Pi replaces Keiko-chan

[Tobias Kuhn] and a handful of colleagues at his workplace built Crystal Signal Pi, a Raspberry Pi based low-cost alternative for a notification device that provides visual, audio and network warnings about server problems. [Tobias] works for a Japanese company where it is critical for their servers to keep humming nicely all the time. Any emergencies or error conditions must be broadcast immediately so the technicians can fix it ASAP. Network enabled warning light stalks are used to provide these alerts. A local company produces a series of indicator and hazard warning lights which are colloquially called as Keiko-chan. These are similar to the hazard warning tower lights commonly fixed on machines on factory floors or many kinds of vehicles such as fork lifts. The Kieko-chans add a few bells and whistles making them more suitable for use in the server data centre — a Gigabit LAN port for wired networks and a USB port for WiFi modules. So, besides visual and audio warnings, it can also transmit messages over the network to alert the maintenance folks. Using this commercial solution should not have been a problem were it not for their rather hefty price tag of almost $500 per pop.

So [Tobias] decided to build his own warning lights based around the Raspberry Pi. After two rounds of prototypes, a simple HAT was designed that could be plugged in to a Pi. Details of the hardware are sketchy, but it’s simple enough to figure out. The part list consists of a PLCC-6 style RGB LED, three transistors to drive the three LED pins, a voltage regulator with a couple of electrolytic capacitors and a large push button. A simple acrylic case, and an acrylic cylinder mounted on top of the RGB LED creates a nice edge lit effect for the indicator.

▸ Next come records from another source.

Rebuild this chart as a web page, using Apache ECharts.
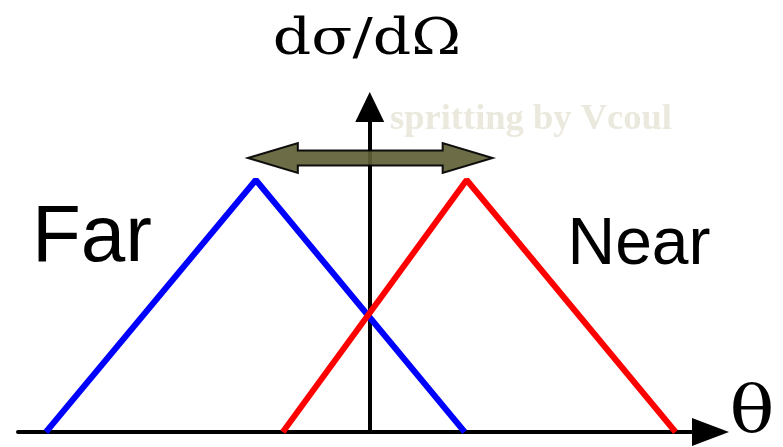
<!DOCTYPE html>
<html>
<head>
<meta charset="utf-8">
<style>
  html, body { margin: 0; padding: 0; background: #fff; }
  #chart { width: 783px; height: 447px; }
</style>
<script src="https://cdn.jsdelivr.net/npm/echarts@6/dist/echarts.min.js"></script>
</head>
<body>
<div id="chart"></div>
<script>
// Angle axis in arbitrary units, 0 at the vertical dσ/dΩ axis.
const farTheta = [-32.4, -11.4, 9.5];
const farSigma = [0, 25.2, 0];
const nearTheta = [-8.7, 9.7, 30.6];
const nearSigma = [0, 25.2, 0];
// The double-headed arrow: from one end to the other, at a fixed height.
const shiftFrom = [-12.2, 27.4];
const shiftTo = [12.3, 27.4];

const THETA_RANGE = [-35.2, 34.1];
const SIGMA_RANGE = [0, 32.5];

const pairs = (xs, ys) => xs.map((x, i) => [x, ys[i]]);

// Fat two-way arrow, built from the two end points the scale gives back.
// Sizes here are pixels: head length, head half-height, shaft half-height.
function doubleArrow(params, api) {
  const a = api.coord([api.value(0), api.value(1)]);
  const b = api.coord([api.value(2), api.value(3)]);
  const head = 50, hh = 15, sh = 7.5;
  const y = (a[1] + b[1]) / 2;
  const points = [
    [a[0], y],
    [a[0] + head, y - hh],
    [a[0] + head, y - sh],
    [b[0] - head, y - sh],
    [b[0] - head, y - hh],
    [b[0], y],
    [b[0] - head, y + hh],
    [b[0] - head, y + sh],
    [a[0] + head, y + sh],
    [a[0] + head, y + hh],
  ];
  return {
    type: "polygon",
    shape: { points },
    style: { fill: "#5f5f37", stroke: "#000", lineWidth: 2, opacity: 0.92 },
  };
}

const chart = echarts.init(document.getElementById("chart"));
chart.setOption({
  animation: false,
  backgroundColor: "#fff",
  grid: { left: 18, right: 72.5, top: 107, bottom: 15 },
  xAxis: {
    type: "value",
    min: THETA_RANGE[0],
    max: THETA_RANGE[1],
    axisLine: {
      show: true,
      lineStyle: { color: "#000", width: 4 },
      symbol: ["none", "triangle"],
      symbolSize: [28, 37],
    },
    axisTick: { show: false },
    axisLabel: { show: false },
    splitLine: { show: false },
  },
  yAxis: {
    type: "value",
    min: SIGMA_RANGE[0],
    max: SIGMA_RANGE[1],
    axisLine: {
      show: true,
      onZero: true,
      lineStyle: { color: "#000", width: 4 },
      symbol: ["none", "triangle"],
      symbolSize: [29, 30],
    },
    axisTick: { show: false },
    axisLabel: { show: false },
    splitLine: { show: false },
  },
  series: [
    {
      name: "Far",
      type: "line",
      data: pairs(farTheta, farSigma),
      showSymbol: false,
      symbol: "none",
      lineStyle: { color: "#0000ff", width: 6 },
      z: 3,
    },
    {
      name: "Near",
      type: "line",
      data: pairs(nearTheta, nearSigma),
      showSymbol: false,
      symbol: "none",
      lineStyle: { color: "#ff0000", width: 6 },
      z: 4,
    },
    {
      type: "custom",
      renderItem: doubleArrow,
      encode: { x: [0, 2], y: [1, 3] },
      data: [[shiftFrom[0], shiftFrom[1], shiftTo[0], shiftTo[1]]],
      z: 5,
    },
  ],
  graphic: [
    {
      type: "text",
      x: 367, y: 41,
      scaleX: 1.18,
      style: {
        text: "dσ/dΩ",
        font: "51px 'DejaVu Serif'",
        fill: "#000",
        align: "center",
        verticalAlign: "middle",
      },
    },
    {
      type: "text",
      x: 390, y: 120,
      style: {
        text: "spritting by Vcoul",
        font: "bold 36.5px 'Liberation Serif'",
        fill: "#ebe8dd",
        align: "left",
        verticalAlign: "middle",
      },
    },
    {
      type: "text",
      x: 92, y: 239,
      style: {
        text: "Far",
        font: "80px 'Liberation Sans'",
        fill: "#000",
        align: "center",
        verticalAlign: "middle",
      },
    },
    {
      type: "text",
      x: 639, y: 246,
      style: {
        text: "Near",
        font: "66px 'Liberation Sans'",
        fill: "#000",
        align: "center",
        verticalAlign: "middle",
      },
    },
    {
      type: "text",
      x: 752, y: 415,
      scaleX: 1.15,
      style: {
        text: "θ",
        font: "65px 'DejaVu Serif'",
        fill: "#000",
        align: "center",
        verticalAlign: "middle",
      },
    },
  ],
});
</script>
</body>
</html>
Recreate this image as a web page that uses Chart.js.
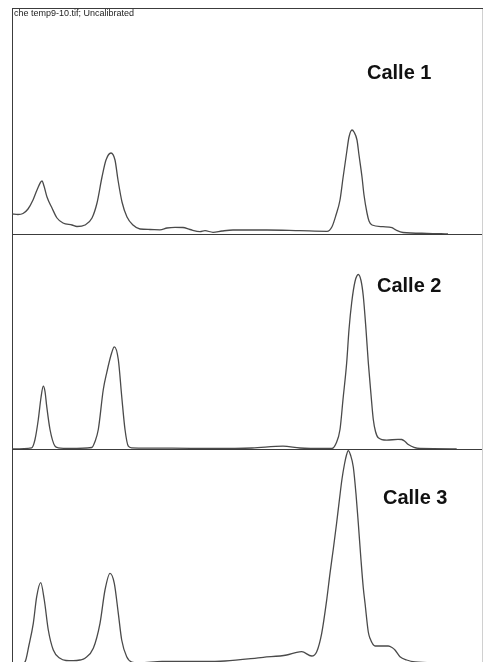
<!DOCTYPE html>
<html>
<head>
<meta charset="utf-8">
<script src="https://cdn.jsdelivr.net/npm/chart.js@4.4.1/dist/chart.umd.min.js"></script>
<style>
  body { margin: 0; background: #fff; width: 483px; height: 662px; overflow: hidden; position: relative; font-family: "Liberation Sans", Arial, sans-serif; }
  canvas { position: absolute; left: 0; }
  .title { position: absolute; left: 14px; top: 9px; font-size: 9px; line-height: 9px; color: #222; white-space: nowrap; }
  .lane { position: absolute; font-size: 20px; line-height: 20px; font-weight: bold; color: #111; white-space: nowrap; }
</style>
</head>
<body>
<canvas id="lane1" width="483" height="235" style="top:0px"></canvas>
<canvas id="lane2" width="483" height="215" style="top:235px"></canvas>
<canvas id="lane3" width="483" height="215" style="top:450px"></canvas>
<div class="title">che temp9-10.tif; Uncalibrated</div>
<div class="lane" style="left:367px; top:62px">Calle 1</div>
<div class="lane" style="left:377px; top:275px">Calle 2</div>
<div class="lane" style="left:383px; top:487px">Calle 3</div>
<script>
// perfiles de densidad de cada calle (posicion en el gel, intensidad)
let lane1Pos = [0, 6, 11, 16, 21, 25, 30, 32, 35, 40,
    45, 51, 60, 65, 73, 80, 85, 90, 94, 99,
    103, 106, 110, 115, 121, 128, 138, 148, 155, 163,
    171, 178, 188, 193, 201, 210, 221, 255, 288, 315,
    320, 324, 328, 331, 335, 337, 340, 342, 345, 347,
    350, 352, 355, 357, 360, 371, 380, 384, 391, 415,
    436];
let lane1Val = [20, 19.5, 20.5, 25, 34, 44, 53, 48, 37, 26,
    16, 11, 9, 7.5, 9, 16, 31, 57, 74, 81,
    74, 54, 32, 17, 9, 5, 4.5, 4.2, 6, 6.7,
    6.5, 4.5, 2.3, 3.3, 1.7, 3, 4, 4, 3.3, 2.7,
    7.3, 19, 34, 56, 84, 97, 104, 102, 94, 79,
    57, 39, 21, 13, 9, 7.3, 6.3, 4, 1.5, 0.7,
    0];

let lane2Pos = [0, 19.7, 23, 26.3, 29, 31.3, 33, 34.7, 38, 43,
    46.3, 58, 79.7, 83, 86.3, 91.3, 94.7, 99.7, 102.3, 106.3,
    109.7, 113, 116.3, 119.7, 160, 200, 240, 271, 288, 313,
    319.7, 324, 328, 331, 334.7, 337, 339.7, 343, 346.3, 349,
    351.3, 354, 356.3, 359, 361.3, 363.5, 366.3, 374.7, 386, 389.7,
    393, 396.3, 402, 408, 444.7];
let lane2Val = [0, 1.2, 9.5, 29.5, 51.5, 62.8, 57.5, 42.8, 19.5, 2.8,
    1.2, 0.5, 1.5, 7.5, 19.5, 59.5, 76.2, 96.2, 102.2, 89.5,
    52.8, 19.5, 2.8, 1.2, 0.8, 0.5, 1, 2.8, 1, 0.5,
    0.5, 5.5, 19.5, 49.5, 86.5, 119.5, 146.5, 167.5, 174.5, 168.5,
    152.8, 119.5, 86.5, 54.5, 29.5, 17.5, 11.2, 8.8, 9.7, 9.5,
    7.5, 4.5, 1.7, 0.5, 0.2];

let lane3Pos = [0, 13, 17, 21.3, 24.7, 28.7, 32.3, 36.3, 41.3, 48,
    54, 61.3, 68, 73, 81.3, 88, 93, 98, 102.3, 106.3,
    109.7, 114.7, 119.7, 128, 150, 190, 213, 251.3, 274.7, 284.7,
    289.7, 299.7, 304.7, 309.7, 314.7, 318, 321.3, 324.5, 327.5, 330,
    332.5, 334.5, 336.3, 338.5, 341.3, 344, 346.3, 349, 351.3, 353,
    356.3, 358, 363, 376.3, 380, 383, 388, 394.7, 403, 428];
let lane3Val = [-4, 2, 19, 40.7, 67.3, 81.3, 64, 34, 14, 5.7,
    3.5, 3.3, 4, 5.7, 15.7, 40.7, 74, 90.7, 80.7, 50.7,
    24, 7.3, 2, 1, 2.5, 2.5, 3, 6.7, 9, 11.7,
    12.3, 8, 12.3, 30.7, 64, 90.7, 115, 140, 165, 185,
    200, 209, 213.3, 209, 197, 170, 140.7, 104, 76, 61,
    32, 25.7, 18, 18, 16.5, 14, 7.3, 4, 2, 1];

let xMax = 470;
let lineColor = "#4a4a4a";
let axisColor = "#3c3c3c";

function hiddenAxis(extra) {
    return Object.assign({
        ticks: { display: false },
        grid: { display: false, drawTicks: false },
        border: { display: true, color: axisColor, width: 1 }
    }, extra);
}

function drawLane(canvasId, pos, val, yMax, padTop, withTop) {
    let points = pos.map((x, i) => ({ x: x, y: val[i] }));

    let scales = {
        x: hiddenAxis({ type: "linear", position: "bottom", min: 0, max: xMax }),
        y: hiddenAxis({ position: "left", min: 0, max: yMax }),
        yRight: hiddenAxis({ position: "right", min: 0, max: 1,
            border: { display: true, color: "#d0d0d0", width: 1 } })
    };
    if (withTop) {
        scales.xTop = hiddenAxis({ type: "linear", position: "top", min: 0, max: xMax });
    }

    let ctx = document.getElementById(canvasId).getContext("2d");
    new Chart(ctx, {
        type: "line",
        data: {
            datasets: [{
                data: points,
                borderColor: lineColor,
                borderWidth: 1.3,
                pointRadius: 0,
                fill: false,
                cubicInterpolationMode: "monotone"
            }]
        },
        options: {
            responsive: false,
            animation: false,
            layout: { padding: { top: padTop, right: 1, bottom: 1, left: 12 } },
            plugins: { legend: { display: false }, tooltip: { enabled: false } },
            scales: scales
        }
    });
}

drawLane("lane1", lane1Pos, lane1Val, 226, 8, true);
drawLane("lane2", lane2Pos, lane2Val, 214, 0, false);
drawLane("lane3", lane3Pos, lane3Val, 214, 0, false);
</script>
</body>
</html>
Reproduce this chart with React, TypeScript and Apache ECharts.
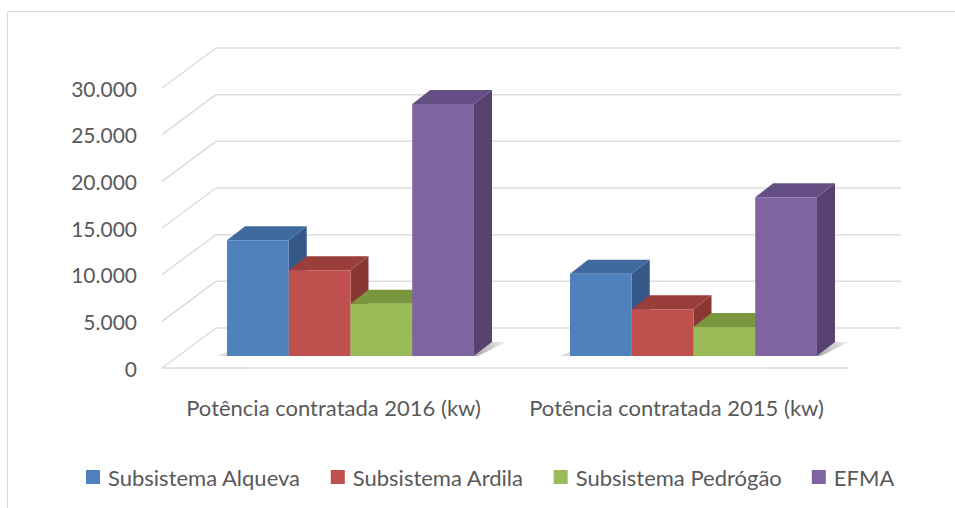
import React, { useEffect, useRef } from "react";
import * as echarts from "echarts";

const categories = ["Potência contratada 2016 (kw)", "Potência contratada 2015 (kw)"];
const seriesNames = ["Subsistema Alqueva", "Subsistema Ardila", "Subsistema Pedrógão", "EFMA"];
const alqueva = [12400, 8800];
const ardila = [9200, 5000];
const pedrogao = [5600, 3100];
const efma = [27000, 17000];
const yTicks = [0, 5000, 10000, 15000, 20000, 25000, 30000];

const seriesValues = [alqueva, ardila, pedrogao, efma];
const frontColors = ["#4F81BD", "#C0504D", "#9BBB59", "#8064A2"];
const topColors = ["#3F6A9E", "#9A3E3B", "#7A963F", "#654E83"];
const sideColors = ["#36598A", "#8A3734", "#6E8A3A", "#57426F"];

const FONT = "Lato";
const TXT = "#595959";
const GRIDC = "#DCDCDC";
const WALL_DX = 54;
const WALL_DY = 40;
const BAR_OX = 17;
const BAR_OY = 12;
const DEPTH_X = 18;
const DEPTH_Y = 14;

function fmt(v: number) {
  return String(v).replace(/\B(?=(\d{3})+(?!\d))/g, ".");
}

export default function App() {
  const ref = useRef<HTMLDivElement>(null);
  useEffect(() => {
    if (!ref.current) return;
    const chart = echarts.init(ref.current, undefined, { renderer: "svg" });

    const barSeries = seriesValues.map((vals, si) => ({
      name: seriesNames[si],
      type: "custom",
      z: 3,
      itemStyle: { color: frontColors[si] },
      encode: { x: 0, y: 1 },
      data: vals.map((v, i) => [i, v]),
      renderItem: (params: any, api: any) => {
        const idx = api.value(0);
        const v = api.value(1);
        const base = api.coord([idx, 0]);
        const top = api.coord([idx, v]);
        const band = api.size([1, 0])[0];
        const bw = band * 0.18;
        const x0 = base[0] - 2 * bw + si * bw + BAR_OX;
        const yb = base[1] - BAR_OY;
        const yt = top[1] - BAR_OY;
        const children: any[] = [];
        if (si === 3) {
          children.push({
            type: "polygon",
            shape: {
              points: [
                [x0 + bw, yb],
                [x0 + bw + DEPTH_X, yb - DEPTH_Y],
                [x0 + bw + DEPTH_X + 14, yb - DEPTH_Y],
                [x0 + bw + 4, yb],
              ],
            },
            style: {
              fill: new echarts.graphic.LinearGradient(0, 0, 1, 0, [
                { offset: 0, color: "rgba(0,0,0,0.35)" },
                { offset: 1, color: "rgba(0,0,0,0.05)" },
              ]),
            },
          });
        }
        if (si === 0) {
          children.push({
            type: "polygon",
            shape: {
              points: [
                [x0 - 10, yb],
                [x0, yb - 4],
                [x0, yb],
              ],
            },
            style: { fill: "rgba(0,0,0,0.15)" },
          });
        }
        children.push(
          {
            type: "polygon",
            shape: {
              points: [
                [x0 + bw, yt],
                [x0 + bw + DEPTH_X, yt - DEPTH_Y],
                [x0 + bw + DEPTH_X, yb - DEPTH_Y],
                [x0 + bw, yb],
              ],
            },
            style: { fill: sideColors[si] },
          },
          {
            type: "polygon",
            shape: {
              points: [
                [x0, yt],
                [x0 + DEPTH_X, yt - DEPTH_Y],
                [x0 + bw + DEPTH_X, yt - DEPTH_Y],
                [x0 + bw, yt],
              ],
            },
            style: { fill: topColors[si] },
          },
          {
            type: "rect",
            shape: { x: x0, y: yt, width: bw, height: yb - yt },
            style: { fill: frontColors[si] },
          }
        );
        return { type: "group", children };
      },
    }));

    const wallSeries = {
      name: "walls",
      type: "custom",
      z: 1,
      silent: true,
      encode: { x: 0, y: 1 },
      data: yTicks.map((t) => [0, t]),
      renderItem: (params: any, api: any) => {
        const cs = params.coordSys;
        const y = api.coord([0, api.value(1)])[1];
        const style = { stroke: GRIDC, lineWidth: 1.5, fill: null };
        return {
          type: "group",
          children: [
            { type: "line", shape: { x1: cs.x, y1: y, x2: cs.x + WALL_DX, y2: y - WALL_DY }, style },
            {
              type: "line",
              shape: { x1: cs.x + WALL_DX, y1: y - WALL_DY, x2: cs.x + cs.width + WALL_DX - 1, y2: y - WALL_DY },
              style,
            },
          ],
        };
      },
    };

    chart.setOption({
      animation: false,
      backgroundColor: "#FFFFFF",
      color: frontColors,
      textStyle: { fontFamily: FONT },
      graphic: [
        {
          type: "rect",
          shape: { x: 7.5, y: 11.5, width: 1200, height: 800 },
          style: { fill: null, stroke: "#D9D9D9", lineWidth: 1 },
          silent: true,
          z: 0,
        },
      ],
      grid: { left: 162, right: 107, top: 88, bottom: 140 },
      xAxis: {
        type: "category",
        data: categories,
        axisLine: { show: true, lineStyle: { color: GRIDC, width: 1.5 } },
        axisTick: { show: false },
        axisLabel: { color: TXT, fontSize: 22, fontFamily: FONT, margin: 28, interval: 0, hideOverlap: false },
        splitLine: { show: false },
      },
      yAxis: {
        type: "value",
        min: 0,
        max: 30000,
        interval: 5000,
        axisLine: { show: false },
        axisTick: { show: false },
        splitLine: { show: false },
        axisLabel: { color: TXT, fontSize: 21, fontFamily: FONT, margin: 25, formatter: (v: number) => fmt(v) },
      },
      legend: {
        data: seriesNames,
        top: 461,
        left: 81,
        icon: "rect",
        itemWidth: 14,
        itemHeight: 14,
        itemGap: 30,
        textStyle: { color: TXT, fontSize: 22, fontFamily: FONT, padding: [0, 0, 0, 3] },
      },
      series: [wallSeries, ...barSeries],
    });
    return () => chart.dispose();
  }, []);
  return <div ref={ref} style={{ position: "absolute", left: 0, top: 0, width: 955, height: 508 }} />;
}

The code for the Crystal Pi is hosted on Github, and includes handy scripts to make installation easy. Once installed, the Crystal Pi can be accessed and controlled either through a web-based GUI or via the API. There are some more interesting features already implemented or scheduled for later, so do check out the blog and the repository for more. Check out the video below to see the Crystal Pi in action.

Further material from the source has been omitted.